Хозяйка дома и ее две дочки заботливо за ним ухаживали.
Навещал Оник. Прошло несколько дней, он успокоился и стал выходить на работу. Видимо, Харченко, не посмел донести на них.
Каждый день Оник приносил Гарнику обед. И вскоре заметил, что в доме голодал не один Гарник.
— Я буду приносить тебе двойную порцию, — предложил Оник.
— У них нет хлеба.
— Сказал бы раньше. Стефа раздобудет карточку. Их ведь в типографии печатают. Стефа все сделает, стоит только лишь намекнуть. Славная она девушка, Гарник!..
Оник улыбнулся и понизил голос:
— Скажу по секрету: она влюблена…
— В кого же?
— Туговат ты, братец, на соображение!
— А ты как? Ты ее любишь? — Гарник испытующе посмотрел в лицо товарища.
— Представь себе, — да. С первого дня она на меня смотрела как-то особенно. Я тогда же себе сказал: тут что-то есть, Оник. Но сделал вид, что ничего не замечаю. Думаю: не поддамся! Мать узнает — ну, беда!.. «Бессовестный, скажет, человек! Тебе моего крова мало — ты еще к моей дочке руки тянешь!». И чем больше я сдерживал себя, чтобы не давать ей повода, тем больше девушка влюблялась.
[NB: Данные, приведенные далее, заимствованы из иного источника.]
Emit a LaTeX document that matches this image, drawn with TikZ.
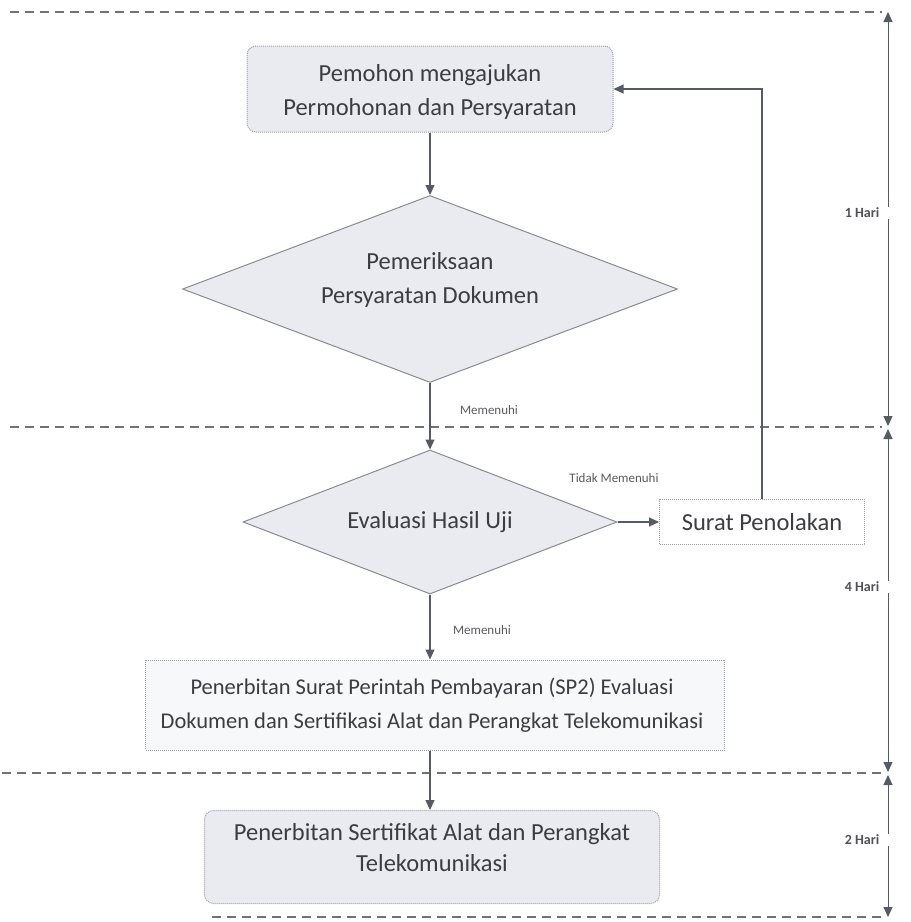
\documentclass[tikz,border=0pt]{standalone}
\usepackage{fontspec}
\setmainfont{Carlito}
\usetikzlibrary{shapes.geometric,arrows.meta}
\definecolor{txt}{HTML}{3C3D42}
\definecolor{ln}{HTML}{555A64}
\definecolor{shfill}{HTML}{E9EBF1}
\definecolor{bxedge}{HTML}{9A9EA8}
\definecolor{dash}{HTML}{6E727A}
\tikzset{
  x=1pt,y=-1pt,
  every node/.style={text=txt},
  flow/.style={draw=ln,line width=1.1pt,-{Triangle[width=9pt,length=10pt]}},
  tline/.style={draw=ln,line width=1pt,-{Triangle[width=9pt,length=10pt]}},
  sep/.style={draw=dash,line width=1.2pt,dash pattern=on 9pt off 6pt},
  big/.style={font=\fontsize{24.5}{34}\selectfont,align=center},
  rbox/.style={draw=bxedge,densely dotted,line width=1pt,fill=shfill,rounded corners=9pt},
  sbox/.style={draw=bxedge,densely dotted,line width=1pt,fill=white,big},
  wbox/.style={draw=bxedge,densely dotted,line width=1pt,fill=shfill!35},
  dec/.style={diamond,draw=ln!70,line width=1pt,fill=shfill,inner sep=0pt,shape aspect=2.6},
  lbl/.style={font=\fontsize{13}{15}\selectfont,text=txt!85},
  hari/.style={font=\fontsize{14}{16}\selectfont\bfseries,text=txt!90,fill=white,inner sep=1pt}
}
\begin{document}
\begin{tikzpicture}
\useasboundingbox (0,0) rectangle (911,922);
% separators
\coordinate (s1a) at (10,12);  \coordinate (s1b) at (882,12);
\coordinate (s2a) at (10,427); \coordinate (s2b) at (882,427);
\coordinate (s3a) at (2,773);  \coordinate (s3b) at (882,773);
\coordinate (s4a) at (212,917); \coordinate (s4b) at (882,917);
\draw[sep] (s1a) -- (s1b);
\draw[sep] (s2a) -- (s2b);
\draw[sep] (s3a) -- (s3b);
\draw[sep] (s4a) -- (s4b);
% shapes
\node[rbox,minimum width=366pt,minimum height=86pt] (b1) at (430,89) {};
\node[dec,minimum width=495pt,minimum height=187pt] (d1) at (430,289) {};
\node[dec,minimum width=374pt,minimum height=144pt] (d2) at (430,522) {};
\node[sbox,minimum width=205pt,minimum height=45pt] (sp) at (762,522) {Surat Penolakan};
\node[wbox,minimum width=579pt,minimum height=90pt] (b3) at (435,705) {};
\node[rbox,minimum width=455pt,minimum height=93pt] (b4) at (432,857) {};
% texts
\node[big] (b1t) at (430,92) {Pemohon mengajukan\\Permohonan dan Persyaratan};
\node[big] (d1t) at (430,280) {Pemeriksaan\\Persyaratan Dokumen};
\node[big] (d2t) at (430,522) {Evaluasi Hasil Uji};
\node[big,font=\fontsize{22.5}{34}\selectfont] (b3t) at (432,705) {Penerbitan Surat Perintah Pembayaran (SP2) Evaluasi\\Dokumen dan Sertifikasi Alat dan Perangkat Telekomunikasi};
\node[big,font=\fontsize{24.5}{31}\selectfont] (b4t) at (432,848) {Penerbitan Sertifikat Alat dan Perangkat\\Telekomunikasi};
% connectors
\draw[flow] (b1.south -| d1.north) -- (d1.north);
\draw[flow] (d1.south) -- (d2.north);
\draw[flow] (d2.east) -- (sp.west);
\draw[flow] (sp.north) |- (b1.east);
\draw[flow] (d2.south) -- (d2.south |- b3.north);
\draw[flow] (d2.south |- b3.south) -- (d2.south |- b4.north);
% labels
\node[lbl] (m1) at (489,410) {Memenuhi};
\node[lbl] (tm) at (614,478) {Tidak Memenuhi};
\node[lbl] (m2) at (482,630) {Memenuhi};
% timeline
\node[hari] (h1) at (862,213) {1 Hari};
\node[hari] (h2) at (862,587) {4 Hari};
\node[hari] (h3) at (862,840) {2 Hari};
\coordinate (t0) at (888,12);
\coordinate (t1) at (888,426);
\coordinate (t2) at (888,429);
\coordinate (t3) at (888,772);
\coordinate (t4) at (888,775);
\coordinate (t5) at (888,917);
\draw[tline] (h1.north -| t0) -- (t0);
\draw[tline] (h1.south -| t0) -- (t1);
\draw[tline] (h2.north -| t0) -- (t2);
\draw[tline] (h2.south -| t0) -- (t3);
\draw[tline] (h3.north -| t0) -- (t4);
\draw[tline] (h3.south -| t0) -- (t5);
\end{tikzpicture}
\end{document}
А в тот день, когда вы ушли сюда, Стефа меня поцеловала!
— Тебя?
— Ага! А чему ты удивляешься? Будто я так нехорош, что меня и поцеловать нельзя? Вид у нас, конечно, не очень парадный. Но ведь из плена идем. Видел бы ты меня до войны: даже начальник Ленинаканского вокзала не умел так одеться, как я!..
— Я ничего про это не говорю, Оник. Только спрашиваю: она тебя поцеловала?